Patents essentially provide a temporary monopoly on a product to the first inventor or firm which comes up with the product. Patents vary in length but are designed to last long enough for the innovator to make a return on investment. The nature of patents makes them an incentive so long as the product being invented is distributed to consumers through markets. While patented products are in the market, the producer can place any price on the product, regardless of the price of production which typically dictates prices in markets. If a product is not being distributed through markets then a patent cannot provide proper incentive for innovation. Patents do however provide gain through the restriction of information to others.
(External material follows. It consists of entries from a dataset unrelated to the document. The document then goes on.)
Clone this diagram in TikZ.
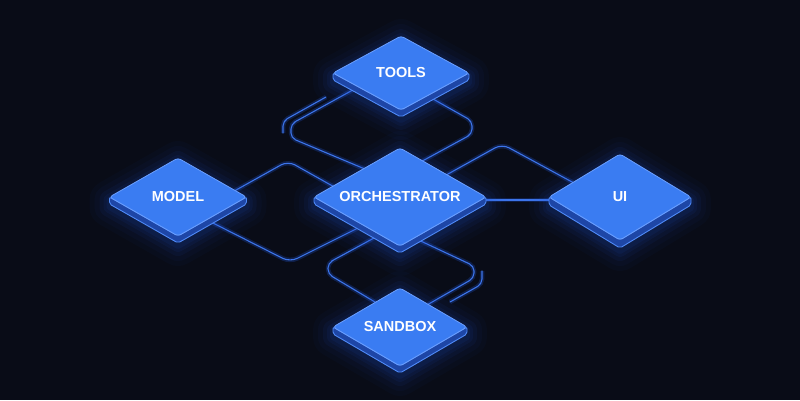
\documentclass[tikz,border=0pt]{standalone}
\usepackage{fontspec}
\setmainfont{Liberation Sans}
\usetikzlibrary{shapes.geometric,calc}
\pgfdeclarelayer{conn}\pgfdeclarelayer{glow}\pgfdeclarelayer{side}
\pgfsetlayers{conn,glow,side,main}
\definecolor{bgc}{HTML}{090C17}
\definecolor{facec}{HTML}{3A7CF2}
\definecolor{faceedge}{HTML}{6A9FFF}
\definecolor{sidec}{HTML}{1E46A6}
\definecolor{sideedge}{HTML}{4F8AF8}
\definecolor{wirec}{HTML}{3C74EA}
\definecolor{glowc}{HTML}{2458E0}
\tikzset{
  dia/.style={diamond, shape aspect=1.8, inner sep=0pt, outer sep=0pt,
    fill=facec, draw=faceedge, line width=0.8pt, rounded corners=3pt,
    text=white, font=\bfseries\fontsize{14.5}{16}\selectfont},
  wire/.style={draw=wirec, line width=1.1pt, rounded corners=8pt, line cap=round,
    preaction={draw=glowc, line width=4.5pt, opacity=0.25}},
  tightwire/.style={wire, rounded corners=5pt}
}
\newcommand\isobox[2]{%
  \begin{pgfonlayer}{glow}
    \foreach \w/\o in {40/0.03,30/0.04,20/0.06,12/0.07,6/0.08}{
      \draw[glowc, line width=\w pt, opacity=\o, line join=round]
        ($(#1.west)+(0,3)$) -- ($(#1.north)+(0,3)$) -- ($(#1.east)+(0,3)$) -- ($(#1.east)+(0,#2+3)$)
        -- ($(#1.south)+(0,#2+3)$) -- ($(#1.west)+(0,#2+3)$) -- cycle;}
  \end{pgfonlayer}
  \begin{pgfonlayer}{side}
    \filldraw[fill=sidec, draw=sideedge, line width=0.9pt, rounded corners=2pt]
      (#1.west) -- (#1.south) -- (#1.east) -- ($(#1.east)+(0,#2)$)
      -- ($(#1.south)+(0,#2)$) -- ($(#1.west)+(0,#2)$) -- cycle;
  \end{pgfonlayer}}
\begin{document}
\begin{tikzpicture}[x=1pt,y=-1pt]
\begin{pgfonlayer}{conn}
  \fill[bgc] (0,0) rectangle (800,400);
\end{pgfonlayer}
\useasboundingbox (0,0) rectangle (800,400);

\node[dia, minimum width=136pt, minimum height=74pt] (tools) at (401,73) {TOOLS};
\node[dia, minimum width=137pt, minimum height=78pt] (model) at (178,197) {MODEL};
\node[dia, minimum width=172pt, minimum height=98pt] (orch) at (400,197) {ORCHESTRATOR};
\node[dia, minimum width=142pt, minimum height=86pt] (ui) at (620,197) {UI};
\node[dia, minimum width=134pt, minimum height=78pt] (sandbox) at (400,327) {SANDBOX};

\isobox{tools}{7}
\isobox{model}{7}
\isobox{orch}{7}
\isobox{ui}{8}
\isobox{sandbox}{7}

\coordinate (hookA1) at (283,133);
\coordinate (hookA2) at (326,97);
\coordinate (hookB1) at (482,271);
\coordinate (hookB2) at (450,302);

\begin{pgfonlayer}{conn}
  % TOOLS - ORCHESTRATOR
  \draw[tightwire] (tools.center) -- (380,75) -- (291,124) -- (291,138) -- (372,172) -- (orch.center);
  \draw[tightwire] (tools.center) -- (410,86) -- (472,121) -- (472,134) -- (415,165) -- (orch.center);
  \draw[tightwire] (hookA1) -- (283,121) -- (hookA2);
  % MODEL - ORCHESTRATOR
  \draw[wire] (model.center) -- (220,199) -- (288,161) -- (345,193) -- (orch.center);
  \draw[wire] (model.center) -- (205,219) -- (290,262) -- (370,222) -- (orch.center);
  % ORCHESTRATOR - SANDBOX
  \draw[tightwire] (orch.center) -- (385,232) -- (328,263) -- (328,274) -- (385,308) -- (sandbox.center);
  \draw[tightwire] (orch.center) -- (410,236) -- (474,266) -- (474,278) -- (420,309) -- (sandbox.center);
  \draw[tightwire] (hookB1) -- (482,284) -- (hookB2);
  % ORCHESTRATOR - UI
  \draw[wire] ($(orch.center)+(0,3)$) -- ($(ui.center)+(0,3)$);
  \draw[wire] (orch.center) -- (430,184) -- (502,144) -- (585,189) -- (ui.center);
\end{pgfonlayer}
\end{tikzpicture}
\end{document}
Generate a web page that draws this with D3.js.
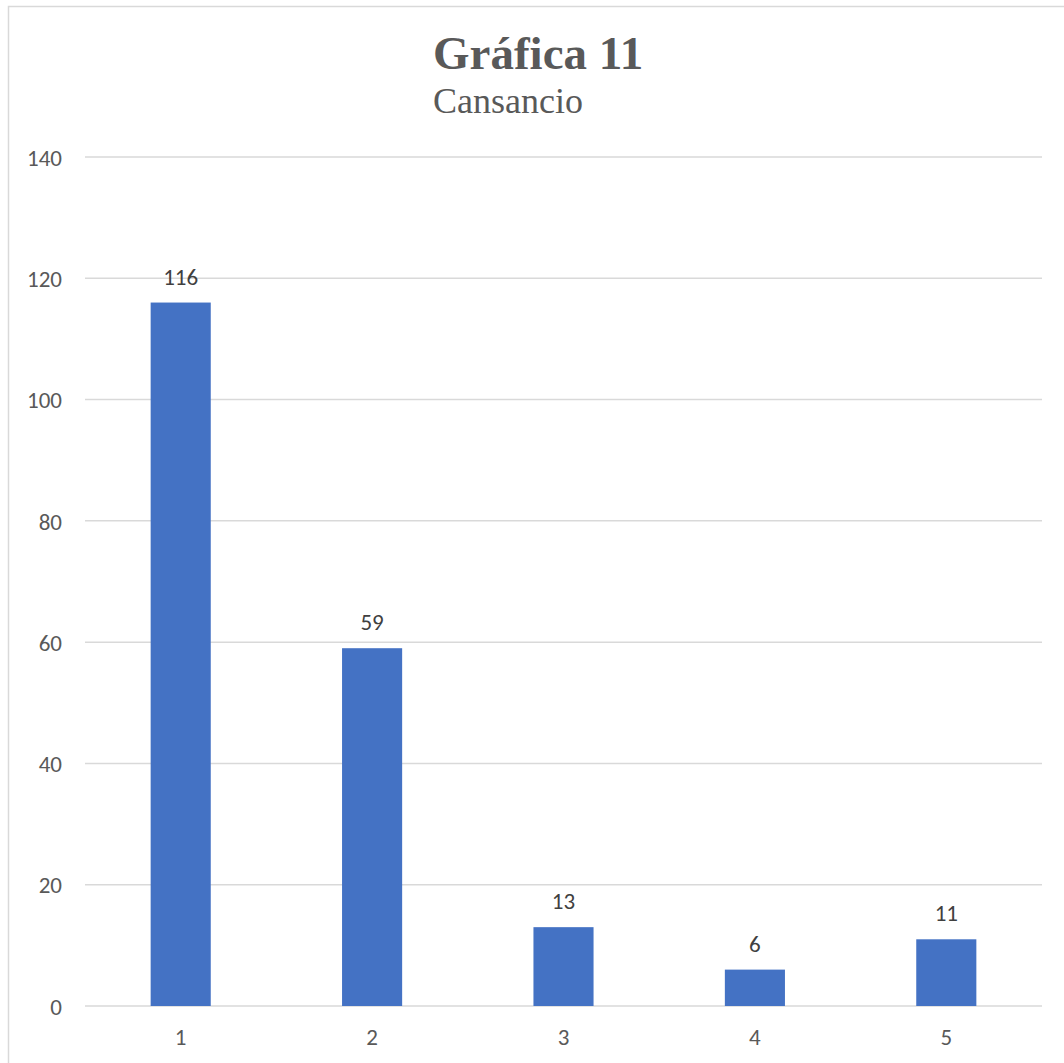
<!DOCTYPE html>
<html>
<head>
<meta charset="utf-8">
<script src="https://cdn.jsdelivr.net/npm/d3@7"></script>
<style>
  body { margin: 0; background: #fff; }
  text { font-family: Carlito, Lato, "Open Sans", sans-serif; }
</style>
</head>
<body>
<svg></svg>
<script>
const width = 1064;
const height = 1063;

// data
const categories = ["1", "2", "3", "4", "5"];
const values = [116, 59, 13, 6, 11];
const yTicks = [0, 20, 40, 60, 80, 100, 120, 140];

const svg = d3.select("svg")
  .attr("width", width)
  .attr("height", height);

// chart frame (runs off the right/bottom edge)
svg.append("rect")
  .attr("x", 8.5).attr("y", 6.5)
  .attr("width", 1100).attr("height", 1100)
  .attr("fill", "#fff")
  .attr("stroke", "#d9d9d9")
  .attr("stroke-width", 1.5);

const x = d3.scaleBand()
  .domain(categories)
  .range([85, 1042])
  .paddingInner(0.686)
  .paddingOuter(0.343);

const y = d3.scaleLinear()
  .domain([0, 140])
  .range([1006, 157]);

// gridlines
svg.append("g")
  .selectAll("line")
  .data(yTicks)
  .enter().append("line")
  .attr("x1", 85).attr("x2", 1042)
  .attr("y1", d => y(d)).attr("y2", d => y(d))
  .attr("stroke", "#d9d9d9")
  .attr("stroke-width", 1.5);

// y axis labels
const yAxis = svg.append("g")
  .attr("transform", "translate(62,0)")
  .call(d3.axisLeft(y).tickValues(yTicks).tickSize(0).tickPadding(0));
yAxis.select(".domain").remove();
yAxis.selectAll("text")
  .attr("fill", "#595959")
  .attr("dy", "0.36em")
  .style("font-size", "23px")
  .style("font-family", "Carlito, Lato, 'Open Sans', sans-serif");

// x axis labels
const xAxis = svg.append("g")
  .attr("transform", "translate(0,1006)")
  .call(d3.axisBottom(x).tickSize(0));
xAxis.select(".domain").remove();
xAxis.selectAll("text")
  .attr("fill", "#595959")
  .attr("y", 39)
  .attr("dy", 0)
  .style("font-size", "23px")
  .style("font-family", "Carlito, Lato, 'Open Sans', sans-serif");

// bars
svg.append("g")
  .selectAll("rect")
  .data(values)
  .enter().append("rect")
  .attr("x", (d, i) => x(categories[i]))
  .attr("width", x.bandwidth())
  .attr("y", d => y(d))
  .attr("height", d => y(0) - y(d))
  .attr("fill", "#4472c4");

// data labels
svg.append("g")
  .selectAll("text")
  .data(values)
  .enter().append("text")
  .attr("x", (d, i) => x(categories[i]) + x.bandwidth() / 2)
  .attr("y", d => y(d) - 18)
  .attr("text-anchor", "middle")
  .attr("fill", "#404040")
  .style("font-size", "23px")
  .text(d => d);

// title
svg.append("text")
  .attr("x", 433).attr("y", 69)
  .attr("fill", "#595959")
  .style("font-family", "'Liberation Serif', 'Times New Roman', serif")
  .style("font-weight", "bold")
  .style("font-size", "47px")
  .text("Gráfica 11");

svg.append("text")
  .attr("x", 433).attr("y", 113)
  .attr("fill", "#595959")
  .style("font-family", "'Liberation Serif', 'Times New Roman', serif")
  .style("font-size", "36px")
  .text("Cansancio");
</script>
</body>
</html>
Stiglitz identifies this as a problem of patents for the innovation of drugs and other products being distributed not with the purpose of making a profit, but to solve global problems.
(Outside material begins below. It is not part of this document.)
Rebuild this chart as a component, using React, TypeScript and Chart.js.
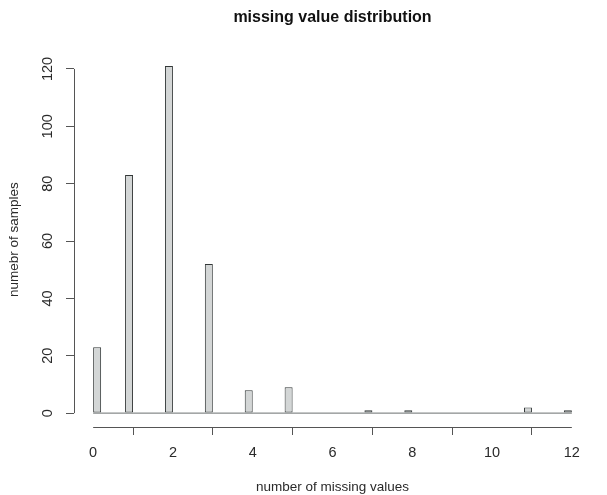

Offering a prize as opposed to a patent, according to Stiglitz, would address the lack of incentive for problems such as disease in developing countries and it would provide products immediately affordable instead of pending on a patent expiration. Awarding prizes offers a fixed amount appropriate for reimbursing research into drugs. Today, many drug companies spend much of money earned through patents on marketing and advertising as opposed to the research for the actual drugs 

Until generic versions of drugs reach the shelves, which occurs after a patent expires, the costs burden consumers due to prices not being dictated by the markets. These burdens are overwhelming in developing countries and Stiglitz suggests they be lowered by offering prizes instead of patents. Stiglitz discusses the idea of using foreign aid assistance funds to finance prizes as it would provide greater foreign aid than what funds are being used for currently.